WORK TO BE COMPLETED: Begin with the first line of the material and write out each line exactly, ending with the line that contains "(0,0) rectangle (985,563);". Pictures are not part of the copy.

STORED DATA:
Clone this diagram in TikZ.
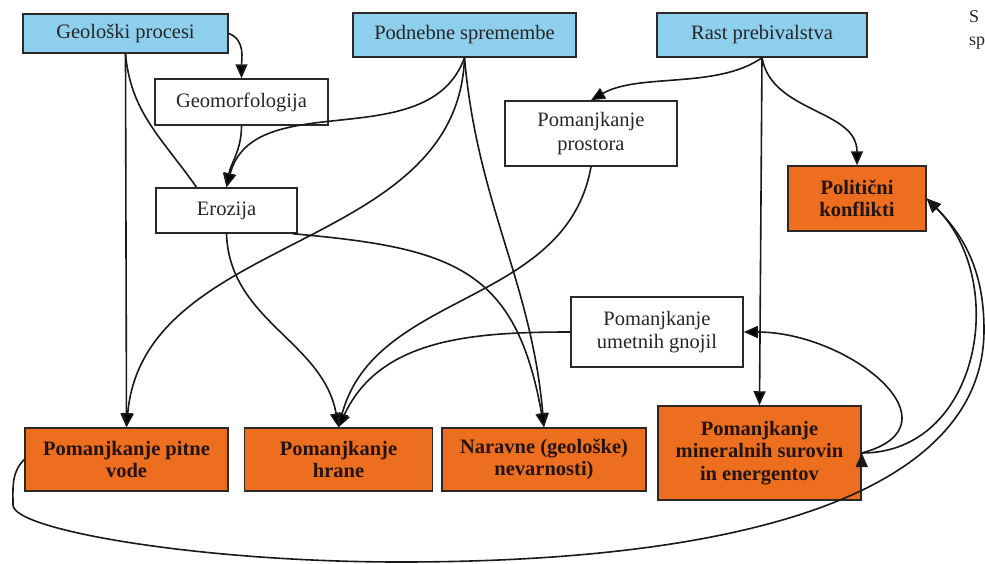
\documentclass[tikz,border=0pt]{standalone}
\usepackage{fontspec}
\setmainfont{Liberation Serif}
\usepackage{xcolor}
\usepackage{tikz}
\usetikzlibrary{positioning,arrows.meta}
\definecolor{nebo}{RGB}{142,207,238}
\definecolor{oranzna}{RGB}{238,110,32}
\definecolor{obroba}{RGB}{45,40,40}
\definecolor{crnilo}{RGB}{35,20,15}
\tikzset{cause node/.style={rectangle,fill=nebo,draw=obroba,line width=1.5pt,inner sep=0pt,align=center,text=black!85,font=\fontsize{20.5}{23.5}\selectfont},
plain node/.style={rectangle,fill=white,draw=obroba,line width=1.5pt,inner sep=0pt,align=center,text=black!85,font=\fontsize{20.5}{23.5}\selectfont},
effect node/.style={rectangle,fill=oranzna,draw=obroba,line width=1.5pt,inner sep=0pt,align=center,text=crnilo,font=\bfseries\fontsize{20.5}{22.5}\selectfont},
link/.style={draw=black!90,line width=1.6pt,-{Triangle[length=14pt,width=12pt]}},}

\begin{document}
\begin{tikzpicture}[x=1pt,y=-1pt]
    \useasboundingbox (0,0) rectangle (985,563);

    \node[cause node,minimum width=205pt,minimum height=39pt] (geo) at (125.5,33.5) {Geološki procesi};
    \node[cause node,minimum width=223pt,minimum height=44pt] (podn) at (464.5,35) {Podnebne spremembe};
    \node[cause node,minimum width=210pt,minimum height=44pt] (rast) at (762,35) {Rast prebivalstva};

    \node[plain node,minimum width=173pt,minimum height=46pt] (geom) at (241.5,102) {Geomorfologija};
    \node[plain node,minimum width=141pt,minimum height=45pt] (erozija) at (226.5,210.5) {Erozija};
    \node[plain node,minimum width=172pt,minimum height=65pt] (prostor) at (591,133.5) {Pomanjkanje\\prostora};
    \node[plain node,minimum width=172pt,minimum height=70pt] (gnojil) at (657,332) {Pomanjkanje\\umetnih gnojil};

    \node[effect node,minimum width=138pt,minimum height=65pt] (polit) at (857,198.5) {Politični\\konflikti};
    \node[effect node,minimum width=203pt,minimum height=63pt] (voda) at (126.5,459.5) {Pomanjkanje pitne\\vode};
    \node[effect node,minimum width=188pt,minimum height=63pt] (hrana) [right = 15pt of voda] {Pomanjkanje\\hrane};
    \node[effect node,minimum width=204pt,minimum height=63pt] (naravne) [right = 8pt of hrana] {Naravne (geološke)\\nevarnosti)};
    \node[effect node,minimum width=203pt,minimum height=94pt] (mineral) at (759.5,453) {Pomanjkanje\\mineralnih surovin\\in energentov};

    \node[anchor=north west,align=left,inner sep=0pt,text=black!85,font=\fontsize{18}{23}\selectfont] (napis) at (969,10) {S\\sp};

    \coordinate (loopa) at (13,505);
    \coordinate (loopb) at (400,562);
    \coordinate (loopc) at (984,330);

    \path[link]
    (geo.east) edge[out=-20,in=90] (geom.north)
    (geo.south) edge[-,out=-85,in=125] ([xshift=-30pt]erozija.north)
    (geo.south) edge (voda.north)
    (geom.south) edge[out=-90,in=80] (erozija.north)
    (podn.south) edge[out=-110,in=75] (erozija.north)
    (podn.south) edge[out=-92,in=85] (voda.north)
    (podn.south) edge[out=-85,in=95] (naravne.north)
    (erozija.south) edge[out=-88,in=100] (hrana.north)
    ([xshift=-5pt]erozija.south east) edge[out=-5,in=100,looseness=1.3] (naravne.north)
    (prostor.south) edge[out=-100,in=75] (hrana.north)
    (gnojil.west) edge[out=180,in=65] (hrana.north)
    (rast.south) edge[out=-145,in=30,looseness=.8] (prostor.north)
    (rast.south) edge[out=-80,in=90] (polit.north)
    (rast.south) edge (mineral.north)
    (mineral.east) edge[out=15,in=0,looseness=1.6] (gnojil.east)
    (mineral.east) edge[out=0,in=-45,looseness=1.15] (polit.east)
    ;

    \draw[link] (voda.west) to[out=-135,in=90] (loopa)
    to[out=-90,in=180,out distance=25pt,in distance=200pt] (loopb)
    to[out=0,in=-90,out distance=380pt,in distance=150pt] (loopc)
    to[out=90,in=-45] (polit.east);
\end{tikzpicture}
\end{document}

RESPONSE:
Clone this diagram in TikZ.
\documentclass[tikz,border=0pt]{standalone}
\usepackage{fontspec}
\setmainfont{Liberation Serif}
\usepackage{xcolor}
\usepackage{tikz}
\usetikzlibrary{positioning,arrows.meta}
\definecolor{nebo}{RGB}{142,207,238}
\definecolor{oranzna}{RGB}{238,110,32}
\definecolor{obroba}{RGB}{45,40,40}
\definecolor{crnilo}{RGB}{35,20,15}
\tikzset{cause node/.style={rectangle,fill=nebo,draw=obroba,line width=1.5pt,inner sep=0pt,align=center,text=black!85,font=\fontsize{20.5}{23.5}\selectfont},
plain node/.style={rectangle,fill=white,draw=obroba,line width=1.5pt,inner sep=0pt,align=center,text=black!85,font=\fontsize{20.5}{23.5}\selectfont},
effect node/.style={rectangle,fill=oranzna,draw=obroba,line width=1.5pt,inner sep=0pt,align=center,text=crnilo,font=\bfseries\fontsize{20.5}{22.5}\selectfont},
link/.style={draw=black!90,line width=1.6pt,-{Triangle[length=14pt,width=12pt]}},}

\begin{document}
\begin{tikzpicture}[x=1pt,y=-1pt]
    \useasboundingbox (0,0) rectangle (985,563);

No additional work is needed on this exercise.